IMHO you should scope environment variable changes like that, e.g. IFS=':' cmd args..., so the change is coupled with the context/lifespan where it's expected/used. Then it's Not Your Job to know the prior values you aren't using, or to manage or recreate the outside environment, etc. - instead they clean themselves up.
@JohnP: That kind of scoping doesn't work with a variable assignment (in this case creating an array from a scalar). And another kind of scoping, using a subshell, doesn't work here because the array being created would also be scoped to the subshell and thus unavailable later. But your point is valid in contexts where it's useful.

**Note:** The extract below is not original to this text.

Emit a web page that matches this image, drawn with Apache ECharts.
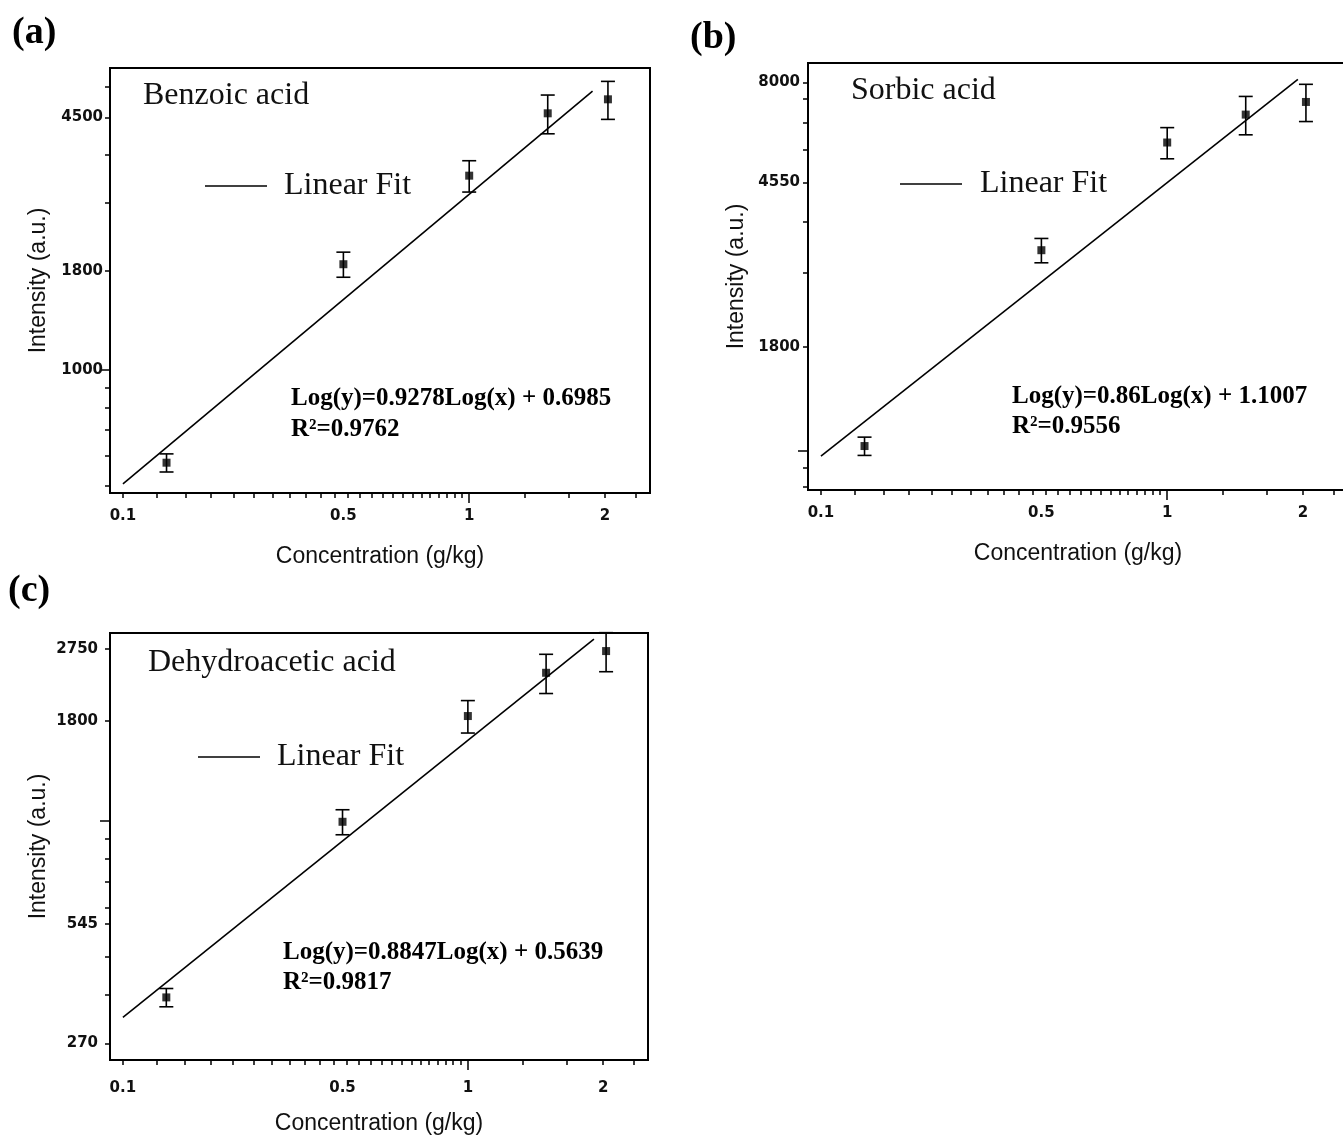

@JohnP: It does for me. This is the output I see from the echo inside your function (with the missing semicolon added): 1, 1::3, ':'. The 1 is the first element of the array a which is the result of splitting s. See my earlier comments regarding better ways to output arrays. Something I didn't mention earlier is using local IFS=':' inside a function to limit the scope (but that doesn't apply to your original point).